Dynamic URL Scraper
Estimated reading: 2 minutes
The Dynamic URL Scraper discovers and collects links from the provided webpages. It crawls across multiple pages to gather URLs, making it suitable for websites where content or URLs change frequently.
Purpose:
1. Automatically gather multiple webpages and links from dynamic websites.
2. Explore multiple levels of linked pages for comprehensive data collection.

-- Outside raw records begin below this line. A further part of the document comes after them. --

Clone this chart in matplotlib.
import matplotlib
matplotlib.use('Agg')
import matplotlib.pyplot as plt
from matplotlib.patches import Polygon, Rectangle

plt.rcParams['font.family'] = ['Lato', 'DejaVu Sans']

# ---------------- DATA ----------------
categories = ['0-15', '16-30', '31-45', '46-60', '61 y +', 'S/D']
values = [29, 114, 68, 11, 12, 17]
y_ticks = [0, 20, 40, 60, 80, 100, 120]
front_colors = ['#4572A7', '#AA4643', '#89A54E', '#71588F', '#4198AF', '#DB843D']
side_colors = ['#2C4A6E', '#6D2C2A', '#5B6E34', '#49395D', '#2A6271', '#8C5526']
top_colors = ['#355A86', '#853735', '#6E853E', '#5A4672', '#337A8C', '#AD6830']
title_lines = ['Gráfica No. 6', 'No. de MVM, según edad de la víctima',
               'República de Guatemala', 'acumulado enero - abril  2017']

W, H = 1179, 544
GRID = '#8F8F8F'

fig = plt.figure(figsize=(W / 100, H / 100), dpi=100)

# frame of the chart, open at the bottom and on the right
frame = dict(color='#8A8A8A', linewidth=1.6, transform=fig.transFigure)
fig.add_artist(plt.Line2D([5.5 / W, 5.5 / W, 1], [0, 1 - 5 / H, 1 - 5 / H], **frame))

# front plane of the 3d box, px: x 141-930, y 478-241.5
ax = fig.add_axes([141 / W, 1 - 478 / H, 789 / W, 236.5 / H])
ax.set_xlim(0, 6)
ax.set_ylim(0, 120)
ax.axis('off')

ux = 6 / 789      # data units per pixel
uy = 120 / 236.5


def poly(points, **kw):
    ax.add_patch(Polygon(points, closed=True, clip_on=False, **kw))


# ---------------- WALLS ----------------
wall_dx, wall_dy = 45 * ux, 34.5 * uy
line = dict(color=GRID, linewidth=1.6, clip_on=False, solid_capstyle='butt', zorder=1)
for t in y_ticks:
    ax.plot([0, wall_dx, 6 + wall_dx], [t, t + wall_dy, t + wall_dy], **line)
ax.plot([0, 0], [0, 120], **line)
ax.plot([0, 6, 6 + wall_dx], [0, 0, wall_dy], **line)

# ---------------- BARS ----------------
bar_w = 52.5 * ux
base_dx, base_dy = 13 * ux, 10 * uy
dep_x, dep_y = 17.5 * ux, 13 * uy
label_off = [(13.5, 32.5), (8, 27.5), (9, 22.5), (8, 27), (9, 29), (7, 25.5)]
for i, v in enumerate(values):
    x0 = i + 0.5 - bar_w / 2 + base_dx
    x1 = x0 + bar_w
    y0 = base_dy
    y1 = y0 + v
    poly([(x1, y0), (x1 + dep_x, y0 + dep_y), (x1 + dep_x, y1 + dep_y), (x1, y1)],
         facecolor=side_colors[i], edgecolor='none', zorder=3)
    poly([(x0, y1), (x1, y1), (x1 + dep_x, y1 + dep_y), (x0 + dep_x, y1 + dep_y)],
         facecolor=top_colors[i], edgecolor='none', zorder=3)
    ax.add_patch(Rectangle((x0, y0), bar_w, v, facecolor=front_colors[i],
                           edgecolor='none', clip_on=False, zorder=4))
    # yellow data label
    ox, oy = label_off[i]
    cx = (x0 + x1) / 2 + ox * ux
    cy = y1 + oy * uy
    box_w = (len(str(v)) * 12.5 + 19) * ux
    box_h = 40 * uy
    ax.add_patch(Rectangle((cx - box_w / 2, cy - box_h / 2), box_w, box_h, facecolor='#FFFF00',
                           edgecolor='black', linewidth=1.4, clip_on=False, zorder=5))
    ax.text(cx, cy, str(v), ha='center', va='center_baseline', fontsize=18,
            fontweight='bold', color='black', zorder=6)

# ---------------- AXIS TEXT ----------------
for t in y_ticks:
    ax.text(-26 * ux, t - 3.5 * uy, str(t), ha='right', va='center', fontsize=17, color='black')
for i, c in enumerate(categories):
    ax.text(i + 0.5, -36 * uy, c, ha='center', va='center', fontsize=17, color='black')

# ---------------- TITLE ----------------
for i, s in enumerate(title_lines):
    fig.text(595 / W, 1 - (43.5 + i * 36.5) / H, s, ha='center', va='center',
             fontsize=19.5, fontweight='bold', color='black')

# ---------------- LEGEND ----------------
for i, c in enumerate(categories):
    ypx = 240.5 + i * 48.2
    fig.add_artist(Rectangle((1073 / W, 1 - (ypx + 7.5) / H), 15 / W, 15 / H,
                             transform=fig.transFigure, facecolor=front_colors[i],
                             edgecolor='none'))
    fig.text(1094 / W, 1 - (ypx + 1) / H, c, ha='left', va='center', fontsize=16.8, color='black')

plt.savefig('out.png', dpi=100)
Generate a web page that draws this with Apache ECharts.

3. Adapt to websites where URLs or content change frequently.
Parameter
| Parameter | Description |
|---|---|
| Main URLs | Specifies the webpage(s) from which the scraper begins crawling. The value can be hardcoded or provided as a variable, either as a credential or a generic value. To enter multiple values, separate each URL with a comma. |
| URL Keyword Filter | Specifies keywords used to filter URLs during crawling. Only URLs containing these keywords are collected. The value can be hardcoded or provided as a variable, either as a credential or a generic value. To enter multiple values, separate each keyword with a comma. |
| Crawl Depth | Specifies the crawl depth, which determines how many levels the scraper navigates from the base URL. Use the increase or decrease icons in the field to adjust the value. |
| Max Pages | Specifies the maximum number of pages to scrape during the process. Use the increase or decrease icons in the field to adjust the value. |
Output
Choose any of the following output forms:
| Output Type | Description |
|---|---|
| Scraped URLs | List of URLs collected that match the specified filters. |
| URL DataFrame | Tabular representation of the scraped URLs for analysis or reporting. |